__WRITTEN TASK__.
Nothing after the line with "(1933,10) -- (1933,0);" belongs in the copy; extract the lines below from the top through that line, pictures left out.
--- Begin COLLECTED DATA ---
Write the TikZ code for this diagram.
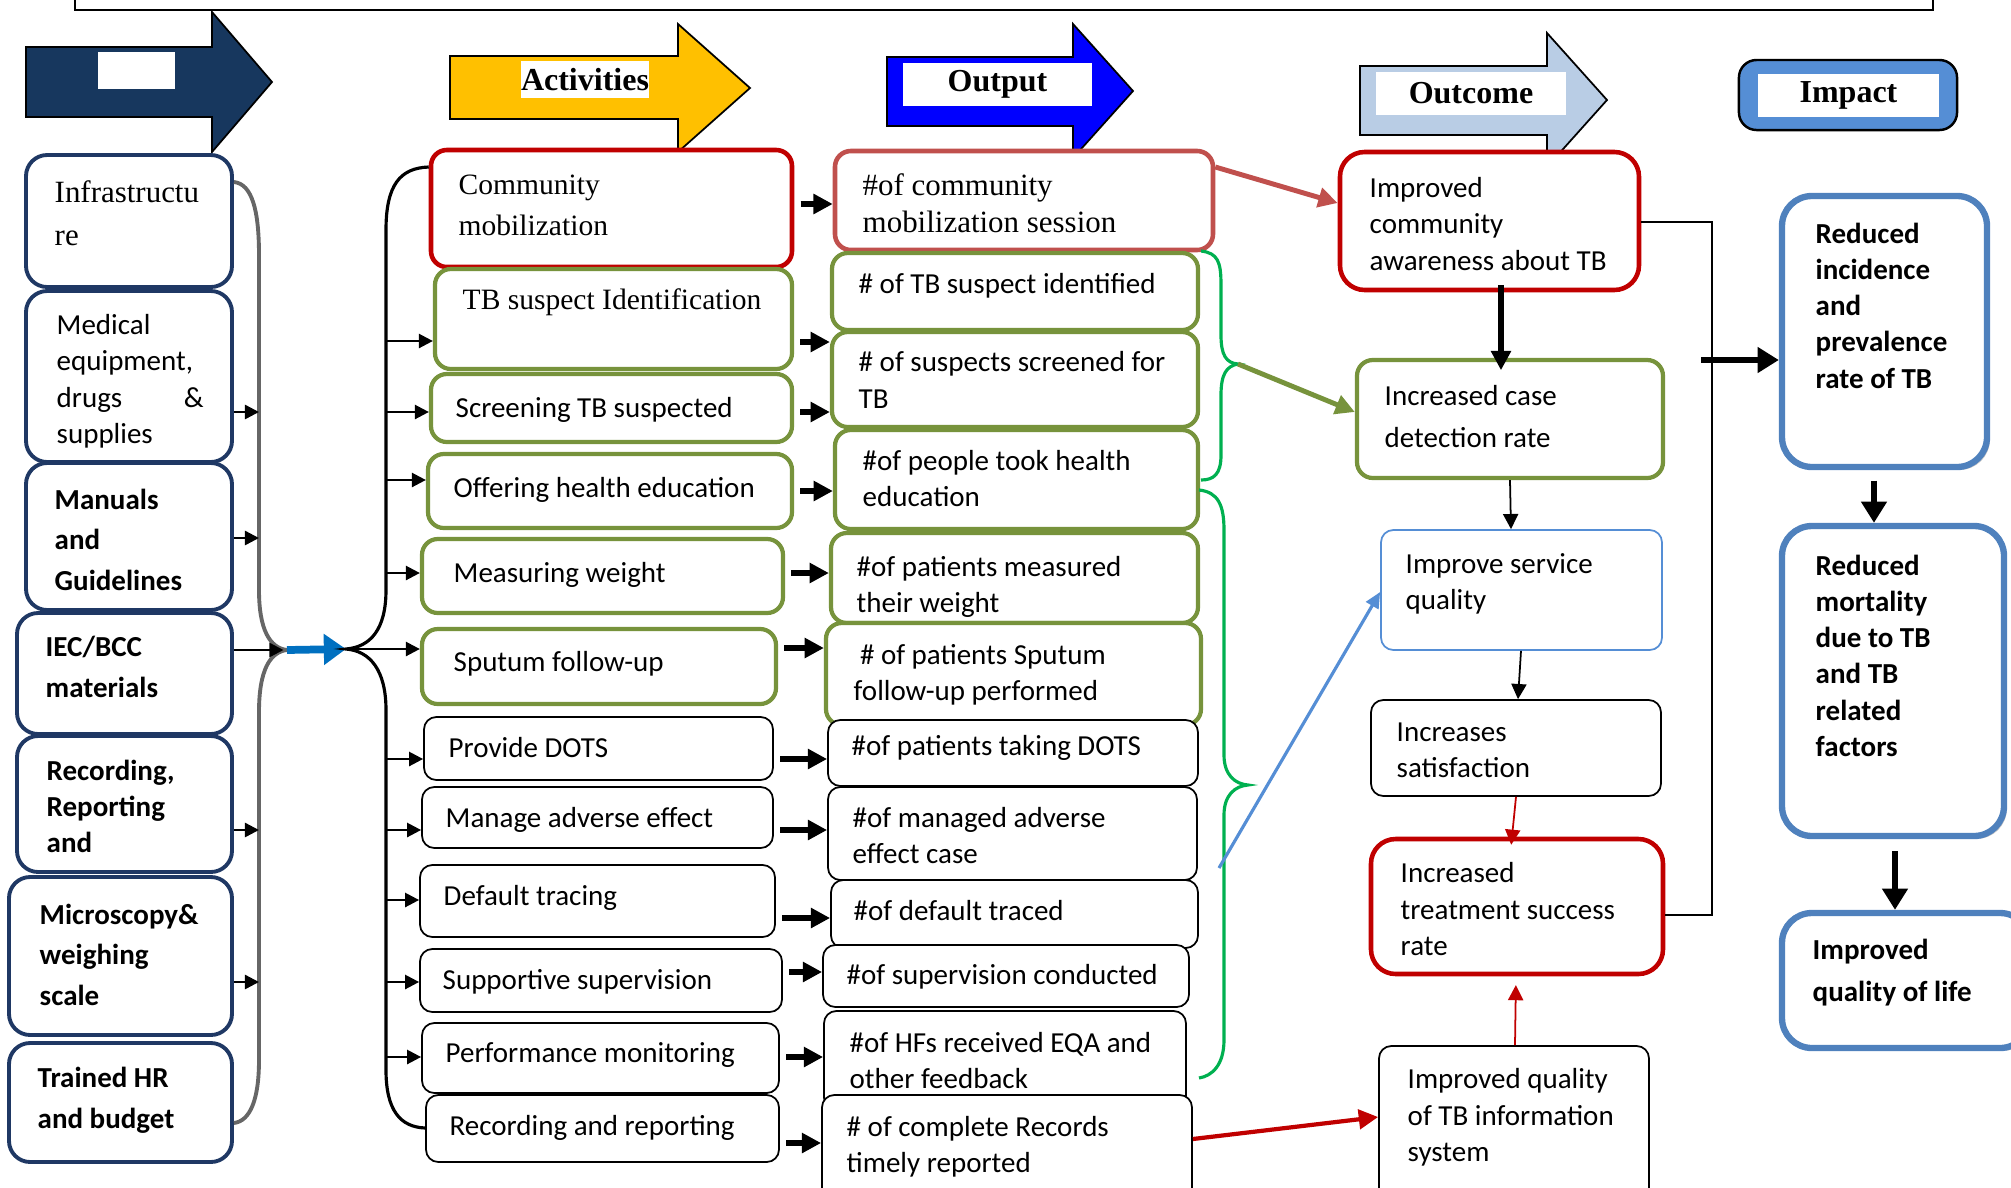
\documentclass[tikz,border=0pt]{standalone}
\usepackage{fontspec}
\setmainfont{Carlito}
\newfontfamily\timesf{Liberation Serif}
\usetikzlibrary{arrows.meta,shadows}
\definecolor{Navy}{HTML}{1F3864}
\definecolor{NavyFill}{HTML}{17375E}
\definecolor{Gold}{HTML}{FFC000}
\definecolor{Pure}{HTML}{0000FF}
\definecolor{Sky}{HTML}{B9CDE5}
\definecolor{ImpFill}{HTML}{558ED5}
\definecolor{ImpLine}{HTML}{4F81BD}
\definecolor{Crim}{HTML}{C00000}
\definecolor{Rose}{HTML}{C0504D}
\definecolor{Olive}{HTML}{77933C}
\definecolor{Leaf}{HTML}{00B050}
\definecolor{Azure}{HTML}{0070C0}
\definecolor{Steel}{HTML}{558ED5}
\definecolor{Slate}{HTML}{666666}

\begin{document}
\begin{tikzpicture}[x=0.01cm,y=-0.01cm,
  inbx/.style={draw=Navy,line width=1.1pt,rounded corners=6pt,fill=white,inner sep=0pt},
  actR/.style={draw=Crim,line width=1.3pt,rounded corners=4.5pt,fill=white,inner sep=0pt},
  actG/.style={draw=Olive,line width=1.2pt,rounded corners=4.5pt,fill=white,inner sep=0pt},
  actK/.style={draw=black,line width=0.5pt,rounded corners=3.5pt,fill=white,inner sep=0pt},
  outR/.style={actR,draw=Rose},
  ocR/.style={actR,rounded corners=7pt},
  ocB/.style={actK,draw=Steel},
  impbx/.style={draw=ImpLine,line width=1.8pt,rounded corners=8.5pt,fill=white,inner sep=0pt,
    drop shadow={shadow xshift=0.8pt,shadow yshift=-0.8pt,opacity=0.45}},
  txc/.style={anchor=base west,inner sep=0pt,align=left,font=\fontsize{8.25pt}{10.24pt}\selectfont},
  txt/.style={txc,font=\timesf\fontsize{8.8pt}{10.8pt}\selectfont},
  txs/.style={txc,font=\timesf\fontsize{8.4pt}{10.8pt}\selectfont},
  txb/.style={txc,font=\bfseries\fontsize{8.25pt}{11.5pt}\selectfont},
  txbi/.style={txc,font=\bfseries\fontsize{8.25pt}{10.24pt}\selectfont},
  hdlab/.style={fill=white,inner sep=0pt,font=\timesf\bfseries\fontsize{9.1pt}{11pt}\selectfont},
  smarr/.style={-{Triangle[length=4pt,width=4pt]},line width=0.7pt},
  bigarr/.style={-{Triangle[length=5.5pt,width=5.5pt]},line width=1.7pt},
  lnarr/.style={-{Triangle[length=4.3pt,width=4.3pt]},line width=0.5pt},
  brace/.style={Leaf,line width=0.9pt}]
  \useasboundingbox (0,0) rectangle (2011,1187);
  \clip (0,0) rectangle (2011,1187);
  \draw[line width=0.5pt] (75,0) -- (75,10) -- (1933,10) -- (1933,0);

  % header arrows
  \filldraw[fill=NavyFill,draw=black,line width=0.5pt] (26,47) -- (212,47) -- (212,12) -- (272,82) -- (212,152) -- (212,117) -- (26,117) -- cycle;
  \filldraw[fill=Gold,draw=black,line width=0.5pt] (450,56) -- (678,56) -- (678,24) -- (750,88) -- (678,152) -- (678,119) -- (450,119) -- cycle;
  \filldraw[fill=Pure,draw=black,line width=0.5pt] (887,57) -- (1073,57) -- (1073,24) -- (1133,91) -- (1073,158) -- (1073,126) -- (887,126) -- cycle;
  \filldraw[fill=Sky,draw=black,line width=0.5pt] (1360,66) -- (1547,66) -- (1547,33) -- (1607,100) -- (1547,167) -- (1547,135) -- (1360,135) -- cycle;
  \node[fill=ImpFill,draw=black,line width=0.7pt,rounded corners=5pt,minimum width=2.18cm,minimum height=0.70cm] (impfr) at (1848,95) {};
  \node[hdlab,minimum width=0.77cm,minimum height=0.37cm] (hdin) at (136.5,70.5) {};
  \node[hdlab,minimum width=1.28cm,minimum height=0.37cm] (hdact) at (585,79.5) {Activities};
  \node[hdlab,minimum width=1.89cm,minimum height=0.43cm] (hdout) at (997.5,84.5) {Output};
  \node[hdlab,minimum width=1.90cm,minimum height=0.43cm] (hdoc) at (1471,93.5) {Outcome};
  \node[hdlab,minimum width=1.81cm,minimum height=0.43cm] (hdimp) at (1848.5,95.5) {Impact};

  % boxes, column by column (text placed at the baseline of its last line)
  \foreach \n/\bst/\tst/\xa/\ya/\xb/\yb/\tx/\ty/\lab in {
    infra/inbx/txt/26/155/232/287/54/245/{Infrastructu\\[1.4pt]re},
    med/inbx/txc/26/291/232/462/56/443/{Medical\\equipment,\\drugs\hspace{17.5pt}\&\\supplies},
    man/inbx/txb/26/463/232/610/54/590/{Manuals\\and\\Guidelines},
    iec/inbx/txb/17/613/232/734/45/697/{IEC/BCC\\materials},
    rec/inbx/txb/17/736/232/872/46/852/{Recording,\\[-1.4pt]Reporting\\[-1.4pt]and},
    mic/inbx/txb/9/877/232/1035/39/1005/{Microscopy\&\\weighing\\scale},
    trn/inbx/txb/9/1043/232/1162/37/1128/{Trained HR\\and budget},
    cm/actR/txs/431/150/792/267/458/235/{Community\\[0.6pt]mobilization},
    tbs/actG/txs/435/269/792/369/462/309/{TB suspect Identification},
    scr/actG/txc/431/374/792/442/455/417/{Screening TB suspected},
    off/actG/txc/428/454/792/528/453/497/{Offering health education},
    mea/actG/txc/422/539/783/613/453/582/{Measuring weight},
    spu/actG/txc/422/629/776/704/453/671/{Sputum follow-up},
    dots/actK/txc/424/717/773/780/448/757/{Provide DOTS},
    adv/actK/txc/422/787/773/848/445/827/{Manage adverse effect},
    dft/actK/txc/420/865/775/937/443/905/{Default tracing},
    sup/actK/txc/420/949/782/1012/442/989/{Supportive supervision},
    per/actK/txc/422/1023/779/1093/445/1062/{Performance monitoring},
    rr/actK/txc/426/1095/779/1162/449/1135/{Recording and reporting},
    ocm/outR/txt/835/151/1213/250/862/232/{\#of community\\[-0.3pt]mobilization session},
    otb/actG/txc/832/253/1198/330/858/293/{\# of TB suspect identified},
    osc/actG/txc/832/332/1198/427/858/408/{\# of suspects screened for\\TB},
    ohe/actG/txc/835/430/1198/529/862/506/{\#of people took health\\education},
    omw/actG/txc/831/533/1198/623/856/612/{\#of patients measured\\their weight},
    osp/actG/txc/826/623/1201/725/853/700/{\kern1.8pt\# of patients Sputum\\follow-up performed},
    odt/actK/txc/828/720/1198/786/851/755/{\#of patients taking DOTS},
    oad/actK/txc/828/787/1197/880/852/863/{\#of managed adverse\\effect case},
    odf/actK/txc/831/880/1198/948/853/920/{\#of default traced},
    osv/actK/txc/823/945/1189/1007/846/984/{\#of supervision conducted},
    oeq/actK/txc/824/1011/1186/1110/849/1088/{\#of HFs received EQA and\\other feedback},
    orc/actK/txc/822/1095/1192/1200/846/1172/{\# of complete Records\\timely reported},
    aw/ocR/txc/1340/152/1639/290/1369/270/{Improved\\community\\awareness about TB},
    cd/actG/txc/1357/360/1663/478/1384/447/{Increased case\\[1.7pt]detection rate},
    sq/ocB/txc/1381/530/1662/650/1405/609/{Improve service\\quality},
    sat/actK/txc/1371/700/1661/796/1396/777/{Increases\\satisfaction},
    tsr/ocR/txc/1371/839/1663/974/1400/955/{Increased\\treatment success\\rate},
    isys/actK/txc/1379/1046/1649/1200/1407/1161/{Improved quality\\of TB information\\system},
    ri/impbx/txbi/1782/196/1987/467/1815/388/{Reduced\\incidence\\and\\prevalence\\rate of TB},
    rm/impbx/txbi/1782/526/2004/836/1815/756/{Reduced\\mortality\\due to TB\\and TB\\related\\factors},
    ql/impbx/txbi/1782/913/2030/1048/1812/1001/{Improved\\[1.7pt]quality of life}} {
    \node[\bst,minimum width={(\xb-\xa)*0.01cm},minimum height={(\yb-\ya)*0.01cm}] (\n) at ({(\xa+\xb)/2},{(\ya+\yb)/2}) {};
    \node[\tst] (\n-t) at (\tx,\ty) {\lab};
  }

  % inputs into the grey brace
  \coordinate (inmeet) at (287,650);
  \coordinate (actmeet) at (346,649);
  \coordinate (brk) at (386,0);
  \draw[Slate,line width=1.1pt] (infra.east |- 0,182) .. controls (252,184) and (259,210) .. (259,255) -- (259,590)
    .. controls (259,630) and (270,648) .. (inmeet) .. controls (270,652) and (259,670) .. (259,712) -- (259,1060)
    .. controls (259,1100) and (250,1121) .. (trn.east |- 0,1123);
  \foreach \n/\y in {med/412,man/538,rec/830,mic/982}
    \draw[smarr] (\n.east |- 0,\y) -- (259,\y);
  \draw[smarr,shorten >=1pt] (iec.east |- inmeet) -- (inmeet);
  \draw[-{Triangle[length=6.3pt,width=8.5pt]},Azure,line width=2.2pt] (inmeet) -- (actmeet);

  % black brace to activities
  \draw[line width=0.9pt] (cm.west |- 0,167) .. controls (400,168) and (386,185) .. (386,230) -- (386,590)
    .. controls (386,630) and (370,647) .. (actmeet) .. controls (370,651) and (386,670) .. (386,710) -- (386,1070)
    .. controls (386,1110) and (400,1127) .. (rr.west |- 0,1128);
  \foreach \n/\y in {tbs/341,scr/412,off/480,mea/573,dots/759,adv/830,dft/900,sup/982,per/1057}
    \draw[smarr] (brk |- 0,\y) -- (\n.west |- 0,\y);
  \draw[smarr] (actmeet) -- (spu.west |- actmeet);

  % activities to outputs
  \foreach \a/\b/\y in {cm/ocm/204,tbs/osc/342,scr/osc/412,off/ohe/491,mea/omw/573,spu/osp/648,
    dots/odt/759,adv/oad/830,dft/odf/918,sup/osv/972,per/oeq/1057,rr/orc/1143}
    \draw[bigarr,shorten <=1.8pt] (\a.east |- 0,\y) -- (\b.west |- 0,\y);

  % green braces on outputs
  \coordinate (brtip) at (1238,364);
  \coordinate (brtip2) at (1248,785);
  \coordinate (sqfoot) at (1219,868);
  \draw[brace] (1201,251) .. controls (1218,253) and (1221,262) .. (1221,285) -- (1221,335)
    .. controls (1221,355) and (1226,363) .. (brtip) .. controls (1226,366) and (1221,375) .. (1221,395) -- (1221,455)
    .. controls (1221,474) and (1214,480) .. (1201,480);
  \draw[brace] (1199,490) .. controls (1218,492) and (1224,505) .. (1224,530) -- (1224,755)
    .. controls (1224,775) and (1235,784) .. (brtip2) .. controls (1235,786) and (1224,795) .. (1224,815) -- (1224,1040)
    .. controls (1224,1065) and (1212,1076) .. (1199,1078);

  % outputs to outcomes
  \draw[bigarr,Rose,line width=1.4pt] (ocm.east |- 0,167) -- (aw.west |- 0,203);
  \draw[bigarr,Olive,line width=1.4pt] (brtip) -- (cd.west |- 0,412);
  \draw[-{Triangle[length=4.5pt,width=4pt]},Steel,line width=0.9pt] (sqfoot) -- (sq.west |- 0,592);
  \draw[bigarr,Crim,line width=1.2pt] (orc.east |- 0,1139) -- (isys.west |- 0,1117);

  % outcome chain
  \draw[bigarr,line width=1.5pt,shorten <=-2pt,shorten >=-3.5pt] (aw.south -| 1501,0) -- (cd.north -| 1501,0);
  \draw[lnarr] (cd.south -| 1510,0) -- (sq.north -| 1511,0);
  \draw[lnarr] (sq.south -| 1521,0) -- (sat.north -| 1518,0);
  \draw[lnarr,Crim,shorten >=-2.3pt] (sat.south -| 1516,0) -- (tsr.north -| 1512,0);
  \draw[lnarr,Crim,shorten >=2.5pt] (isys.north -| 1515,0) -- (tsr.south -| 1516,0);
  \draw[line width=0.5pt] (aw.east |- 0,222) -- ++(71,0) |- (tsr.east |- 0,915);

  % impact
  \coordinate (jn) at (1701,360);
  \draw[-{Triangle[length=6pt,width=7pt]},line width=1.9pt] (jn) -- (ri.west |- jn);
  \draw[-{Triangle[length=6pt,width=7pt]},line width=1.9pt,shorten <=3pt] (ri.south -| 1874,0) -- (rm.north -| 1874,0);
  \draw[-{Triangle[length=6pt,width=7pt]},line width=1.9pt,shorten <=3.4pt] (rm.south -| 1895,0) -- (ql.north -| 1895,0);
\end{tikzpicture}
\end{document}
--- End COLLECTED DATA ---
__RESULT OF THIS EXERCISE__.
Write the TikZ code for this diagram.
\documentclass[tikz,border=0pt]{standalone}
\usepackage{fontspec}
\setmainfont{Carlito}
\newfontfamily\timesf{Liberation Serif}
\usetikzlibrary{arrows.meta,shadows}
\definecolor{Navy}{HTML}{1F3864}
\definecolor{NavyFill}{HTML}{17375E}
\definecolor{Gold}{HTML}{FFC000}
\definecolor{Pure}{HTML}{0000FF}
\definecolor{Sky}{HTML}{B9CDE5}
\definecolor{ImpFill}{HTML}{558ED5}
\definecolor{ImpLine}{HTML}{4F81BD}
\definecolor{Crim}{HTML}{C00000}
\definecolor{Rose}{HTML}{C0504D}
\definecolor{Olive}{HTML}{77933C}
\definecolor{Leaf}{HTML}{00B050}
\definecolor{Azure}{HTML}{0070C0}
\definecolor{Steel}{HTML}{558ED5}
\definecolor{Slate}{HTML}{666666}

\begin{document}
\begin{tikzpicture}[x=0.01cm,y=-0.01cm,
  inbx/.style={draw=Navy,line width=1.1pt,rounded corners=6pt,fill=white,inner sep=0pt},
  actR/.style={draw=Crim,line width=1.3pt,rounded corners=4.5pt,fill=white,inner sep=0pt},
  actG/.style={draw=Olive,line width=1.2pt,rounded corners=4.5pt,fill=white,inner sep=0pt},
  actK/.style={draw=black,line width=0.5pt,rounded corners=3.5pt,fill=white,inner sep=0pt},
  outR/.style={actR,draw=Rose},
  ocR/.style={actR,rounded corners=7pt},
  ocB/.style={actK,draw=Steel},
  impbx/.style={draw=ImpLine,line width=1.8pt,rounded corners=8.5pt,fill=white,inner sep=0pt,
    drop shadow={shadow xshift=0.8pt,shadow yshift=-0.8pt,opacity=0.45}},
  txc/.style={anchor=base west,inner sep=0pt,align=left,font=\fontsize{8.25pt}{10.24pt}\selectfont},
  txt/.style={txc,font=\timesf\fontsize{8.8pt}{10.8pt}\selectfont},
  txs/.style={txc,font=\timesf\fontsize{8.4pt}{10.8pt}\selectfont},
  txb/.style={txc,font=\bfseries\fontsize{8.25pt}{11.5pt}\selectfont},
  txbi/.style={txc,font=\bfseries\fontsize{8.25pt}{10.24pt}\selectfont},
  hdlab/.style={fill=white,inner sep=0pt,font=\timesf\bfseries\fontsize{9.1pt}{11pt}\selectfont},
  smarr/.style={-{Triangle[length=4pt,width=4pt]},line width=0.7pt},
  bigarr/.style={-{Triangle[length=5.5pt,width=5.5pt]},line width=1.7pt},
  lnarr/.style={-{Triangle[length=4.3pt,width=4.3pt]},line width=0.5pt},
  brace/.style={Leaf,line width=0.9pt}]
  \useasboundingbox (0,0) rectangle (2011,1187);
  \clip (0,0) rectangle (2011,1187);
  \draw[line width=0.5pt] (75,0) -- (75,10) -- (1933,10) -- (1933,0);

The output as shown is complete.